The marketing world is abuzz about the announcement by Procter & Gamble (P&G) that it plans to sell more than half of its brands. Arguably the greatest consumer brand company the world has ever known, P&G is largely responsible for the manner in which consumer brands have been marketed for over a hundred years.
Here's the key to P&G's action: Profitability. P&G owns around 180 brands, but 70 or 80 of them throw off 90 percent of the company's sales and 95 percent of the company's profits. About 22 of P&G's brands (such as Pampers and Tide) are each responsible for $1 billion or more in sales, according to the company.
P&G is a marketing company through and through, and this decision will surely be painful for the marketers who have worked tirelessly to champion the 90 to 100 brands the company will now try to sell. But P&G recognized that it could no longer be agile and nimble with such a large brand portfolio. A.G. Lafley, who retired as CEO but returned to P&G, told the Wall Street Journal, "I'm not interested in size at all.
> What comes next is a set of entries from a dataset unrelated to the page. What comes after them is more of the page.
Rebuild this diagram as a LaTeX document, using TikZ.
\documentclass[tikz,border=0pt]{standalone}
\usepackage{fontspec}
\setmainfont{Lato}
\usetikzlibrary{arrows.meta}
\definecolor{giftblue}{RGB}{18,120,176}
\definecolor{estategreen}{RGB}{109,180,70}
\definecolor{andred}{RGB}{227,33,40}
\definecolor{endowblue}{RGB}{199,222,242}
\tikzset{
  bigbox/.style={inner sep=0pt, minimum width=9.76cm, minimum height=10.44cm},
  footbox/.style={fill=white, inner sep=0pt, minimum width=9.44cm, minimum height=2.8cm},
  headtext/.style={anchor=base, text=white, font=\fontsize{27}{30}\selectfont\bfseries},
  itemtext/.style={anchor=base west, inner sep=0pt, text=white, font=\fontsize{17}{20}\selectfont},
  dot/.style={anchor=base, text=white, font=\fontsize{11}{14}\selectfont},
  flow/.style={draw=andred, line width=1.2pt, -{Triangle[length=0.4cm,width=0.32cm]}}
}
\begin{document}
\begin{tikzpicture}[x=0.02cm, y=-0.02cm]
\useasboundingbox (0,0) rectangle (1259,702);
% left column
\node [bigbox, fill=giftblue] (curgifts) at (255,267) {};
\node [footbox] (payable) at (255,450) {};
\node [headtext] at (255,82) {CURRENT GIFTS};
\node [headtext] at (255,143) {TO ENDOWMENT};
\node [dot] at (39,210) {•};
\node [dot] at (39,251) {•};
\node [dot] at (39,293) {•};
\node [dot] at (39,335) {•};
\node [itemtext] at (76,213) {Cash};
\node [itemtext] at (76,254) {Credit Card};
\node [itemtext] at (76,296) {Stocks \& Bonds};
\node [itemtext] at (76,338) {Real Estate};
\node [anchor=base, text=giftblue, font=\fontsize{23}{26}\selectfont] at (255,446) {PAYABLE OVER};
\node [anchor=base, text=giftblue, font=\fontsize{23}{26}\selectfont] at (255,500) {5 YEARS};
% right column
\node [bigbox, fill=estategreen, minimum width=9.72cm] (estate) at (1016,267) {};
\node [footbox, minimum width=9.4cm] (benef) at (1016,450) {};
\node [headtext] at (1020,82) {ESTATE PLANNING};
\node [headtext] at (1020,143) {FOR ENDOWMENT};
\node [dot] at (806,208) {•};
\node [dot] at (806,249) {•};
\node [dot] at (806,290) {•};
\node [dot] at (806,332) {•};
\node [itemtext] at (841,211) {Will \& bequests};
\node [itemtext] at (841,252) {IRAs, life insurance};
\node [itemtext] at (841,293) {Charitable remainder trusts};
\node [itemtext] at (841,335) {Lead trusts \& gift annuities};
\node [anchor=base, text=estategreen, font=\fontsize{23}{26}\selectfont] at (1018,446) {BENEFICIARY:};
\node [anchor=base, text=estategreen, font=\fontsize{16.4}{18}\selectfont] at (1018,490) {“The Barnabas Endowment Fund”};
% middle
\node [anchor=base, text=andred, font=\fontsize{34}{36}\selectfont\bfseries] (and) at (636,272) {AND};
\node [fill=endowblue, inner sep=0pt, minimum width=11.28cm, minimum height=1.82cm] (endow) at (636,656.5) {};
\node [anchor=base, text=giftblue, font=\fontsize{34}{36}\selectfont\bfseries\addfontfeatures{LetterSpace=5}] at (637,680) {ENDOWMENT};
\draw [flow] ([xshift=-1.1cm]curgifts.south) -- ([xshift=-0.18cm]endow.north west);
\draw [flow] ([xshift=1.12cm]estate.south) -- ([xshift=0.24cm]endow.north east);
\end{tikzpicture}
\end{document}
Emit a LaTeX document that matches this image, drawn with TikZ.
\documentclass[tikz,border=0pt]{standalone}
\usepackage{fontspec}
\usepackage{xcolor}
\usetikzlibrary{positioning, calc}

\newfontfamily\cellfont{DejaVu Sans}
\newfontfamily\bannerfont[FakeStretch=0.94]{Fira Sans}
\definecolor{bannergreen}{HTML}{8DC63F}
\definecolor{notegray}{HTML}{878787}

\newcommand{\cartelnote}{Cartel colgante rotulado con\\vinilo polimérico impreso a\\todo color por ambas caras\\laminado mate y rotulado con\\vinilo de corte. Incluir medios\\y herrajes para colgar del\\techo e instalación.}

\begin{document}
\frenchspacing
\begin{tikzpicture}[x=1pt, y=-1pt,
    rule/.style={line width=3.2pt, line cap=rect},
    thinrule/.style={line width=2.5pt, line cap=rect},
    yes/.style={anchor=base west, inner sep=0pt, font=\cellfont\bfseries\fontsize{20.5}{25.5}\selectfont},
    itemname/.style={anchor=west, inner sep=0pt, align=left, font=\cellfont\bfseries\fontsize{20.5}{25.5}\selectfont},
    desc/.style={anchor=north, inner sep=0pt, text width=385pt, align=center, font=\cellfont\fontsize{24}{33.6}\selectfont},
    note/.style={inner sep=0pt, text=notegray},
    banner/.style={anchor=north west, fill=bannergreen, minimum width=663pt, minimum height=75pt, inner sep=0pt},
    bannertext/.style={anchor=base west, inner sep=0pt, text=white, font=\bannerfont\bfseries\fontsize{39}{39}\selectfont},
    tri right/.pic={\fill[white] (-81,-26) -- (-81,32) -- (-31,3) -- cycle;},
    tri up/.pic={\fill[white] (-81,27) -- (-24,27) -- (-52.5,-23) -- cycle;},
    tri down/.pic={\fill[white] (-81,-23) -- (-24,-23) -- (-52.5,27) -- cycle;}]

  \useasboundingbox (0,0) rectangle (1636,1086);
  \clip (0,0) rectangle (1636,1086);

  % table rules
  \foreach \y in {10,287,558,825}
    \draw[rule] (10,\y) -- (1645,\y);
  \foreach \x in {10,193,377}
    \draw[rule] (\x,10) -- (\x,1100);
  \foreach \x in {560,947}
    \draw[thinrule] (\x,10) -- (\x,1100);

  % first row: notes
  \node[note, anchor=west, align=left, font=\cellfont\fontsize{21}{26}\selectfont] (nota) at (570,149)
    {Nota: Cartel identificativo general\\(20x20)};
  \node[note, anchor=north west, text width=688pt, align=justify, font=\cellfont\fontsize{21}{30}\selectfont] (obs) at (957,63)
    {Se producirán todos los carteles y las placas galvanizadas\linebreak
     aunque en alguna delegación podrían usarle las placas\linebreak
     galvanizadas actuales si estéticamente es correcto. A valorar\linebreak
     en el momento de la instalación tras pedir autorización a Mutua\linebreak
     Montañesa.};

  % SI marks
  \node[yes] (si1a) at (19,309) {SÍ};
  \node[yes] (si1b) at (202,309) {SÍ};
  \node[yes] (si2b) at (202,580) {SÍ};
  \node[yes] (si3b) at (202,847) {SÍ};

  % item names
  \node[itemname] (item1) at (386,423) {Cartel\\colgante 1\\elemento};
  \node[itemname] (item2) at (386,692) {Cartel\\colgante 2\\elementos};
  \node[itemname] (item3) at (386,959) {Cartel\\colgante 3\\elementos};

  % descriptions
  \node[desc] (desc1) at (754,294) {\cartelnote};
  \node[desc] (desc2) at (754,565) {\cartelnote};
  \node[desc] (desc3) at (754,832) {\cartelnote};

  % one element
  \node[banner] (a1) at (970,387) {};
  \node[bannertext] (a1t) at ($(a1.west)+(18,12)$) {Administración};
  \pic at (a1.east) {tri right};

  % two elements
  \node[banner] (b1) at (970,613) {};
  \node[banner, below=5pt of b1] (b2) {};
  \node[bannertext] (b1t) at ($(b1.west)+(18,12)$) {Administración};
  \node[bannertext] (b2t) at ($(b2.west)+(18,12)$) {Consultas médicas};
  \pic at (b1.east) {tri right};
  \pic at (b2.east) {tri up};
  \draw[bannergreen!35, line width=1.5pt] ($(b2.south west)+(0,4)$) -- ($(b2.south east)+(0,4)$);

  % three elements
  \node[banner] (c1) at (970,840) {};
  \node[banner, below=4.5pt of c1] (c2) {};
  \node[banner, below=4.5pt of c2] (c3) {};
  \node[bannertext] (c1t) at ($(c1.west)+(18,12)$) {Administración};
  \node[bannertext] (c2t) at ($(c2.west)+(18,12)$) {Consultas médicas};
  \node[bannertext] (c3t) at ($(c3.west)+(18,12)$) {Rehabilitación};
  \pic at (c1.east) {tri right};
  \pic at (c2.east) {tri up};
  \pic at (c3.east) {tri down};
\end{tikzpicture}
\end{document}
I'm interested in whether we are the preferred choice of shoppers." Notice the emphasis -- squarely on the consumer.
So what can marketers learn from this extraordinary announcement? Sometimes getting lean and mean is the better strategy. Recognizing where your sales and profits REALLY come from can lead to tough decisions, but it will likely result in a stronger bottom line. Even if, as in this case, that means jettisoning brands, it is probably the right thing to do in the long run.